In case you haven’t noticed, I’m a sucker for gravel adventures on obscure historical trails. There’s something about the combination of dust and plaques that I just can’t resist. Our discovery, a few years ago, of the Victoria Trail northeast of Edmonton has been such a hit, that it now features in the annual Dusty 100.
For a while now, I’ve been wondering about the potential of another historical trail just sitting there on my map of Alberta: the Athabasca Landing Trail (ALT). This 100-mile trail links the town of Athabasca, on the Athabasca River, with Fort Saskatchewan, on the North Saskatchewan River. It was a major overland route for fur traders from the mid-1860s until the beginning of the railroad in that area in the 1910s.
Today, only traces of the original ALT remain, mainly in the form of intermittent squiggly gravel roads running between the two rivers, through forgotten villages like Perryvale, Rochester, and Meanook, once important stopping points en route. But the Athabasca LandingTrail Committee has big plans for reviving the old route into a full-fledged, non-motorized recreational trail that celebrates the history of European settlement in the area. In places, the ALT overlaps with the former Trans Canada Trail, now The Great Trail; other segments, many on private land, may someday be reclaimed as public right of ways, if the ALT Committee gets its way.
I’d ridden a small section of the ALT near Echo Lake a few years back and have been scheming a return ever since. Finally, a few weeks ago, Val and I set out on an overnight exploration of the top half of the trail, which, on the map anyway, is the most intriguing part, as the roads look more like rivers than prairie lines.
We drove up to Clyde with our bikes, parked the car, and then pedaled the 80 km up to Athabasca, following the squiggles on the map; the next day, we rode back, exploring a few variations of the route. We took fat bikes, so we’d be prepared for anything. Our mission was simple: If we saw options to go off road, we’d take ‘em. If we saw plaques, we’d read ‘em. If we met llamas, we'd take pictures of 'em.

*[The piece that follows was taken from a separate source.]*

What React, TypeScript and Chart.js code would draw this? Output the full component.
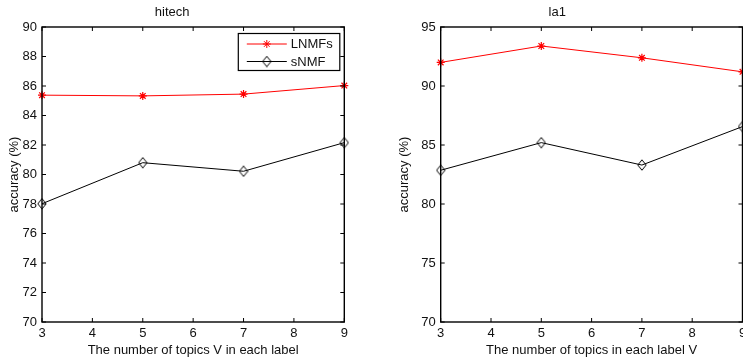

About 10 km north of Clyde, the landscape shifts from pancake flat to rolling hills, the road from straight to meandering, and we know we’re on the old trail. Every 15 km or so there’s a village, or the remains of one, a Tawatinaw or Nestow, where you see evidence of once-thriving communities (sizable community halls, abandoned former post offices) with hardly anyone left living there.
We knew we might have to be mostly self-supported on this adventure. Rochester is the biggest village on the route, and it’s got a thriving general store (the kind with groceries at the front and hardware at the back), some well-kept yards, and a general feeling of not being on its last legs. Our research had told us there might be a store in Perryvale, though it was hard to tell from the internet if the store was still open. Turns out it is, though the place is weirdly empty, except for a curious and sad assortment of grocery items (a single package of yeast, a lone can of stew), a cooler of soft drinks, and a liquor outlet. But the village centre across the street has a lovely dilapidated playground and picnic area with plaques aplenty. It’s my kind of pit stop.
|That pay phone works.|
Between Perryvale and Meanook we hop onto the Trans Canada Trail, a dotted line on the map running parallel to the gravel road. It starts out as a wide double-track but gradually deteriorates into an overgrown animal path that required some seriously fun bushwhacking. The fat bikes were a good call. Later, we encounter more trail riding between Colinton and Athabasca, a 12-km stretch of recently completed gravel and dirt that makes for a lovely off road entryway to the townsite.
The riding in these parts is lovely. The roads are quiet and the terrain is surprisingly hilly. Some of the route runs along the valley, beside the Tawatinaw River. In other parts, the roads runs higher up, providing splendid views of the rolling green. I loved how different the geography felt from your regular Edmonton-area flatness.
|Knowledge. Rochester, Alberta.|
The motto of the town of Athabasca is “Steeped in history, focused on the future.” The first part, I can’t argue with. You can’t swing a beaver without hitting a plaque or some other kind of historical marker explaining the crucial role of the settlement in fur-trading days. But the second part of that motto? I must have missed something. There is a university, true, but it feels separate, up on a hill, buffered by muskeg.
Conspicuously absent from the town motto is any mention of the present. I’m not saying the town council should divert plaque funding or anything, but the place does feel a little dull. The riverfront park area and university grounds are lovely, and the proprietor of the Hillside Motel was kind enough to give our bicycles their very own room, but, in general, Athabasca’s charms are few.
But an adventure like the Athabasca Landing Trail isn’t really about the destination. It’s the ride that makes it—always the ride. And the ALT delivers on that front. In fact, I can imagine it becoming the home of another gravel event someday.
But let’s not get too focused on the future.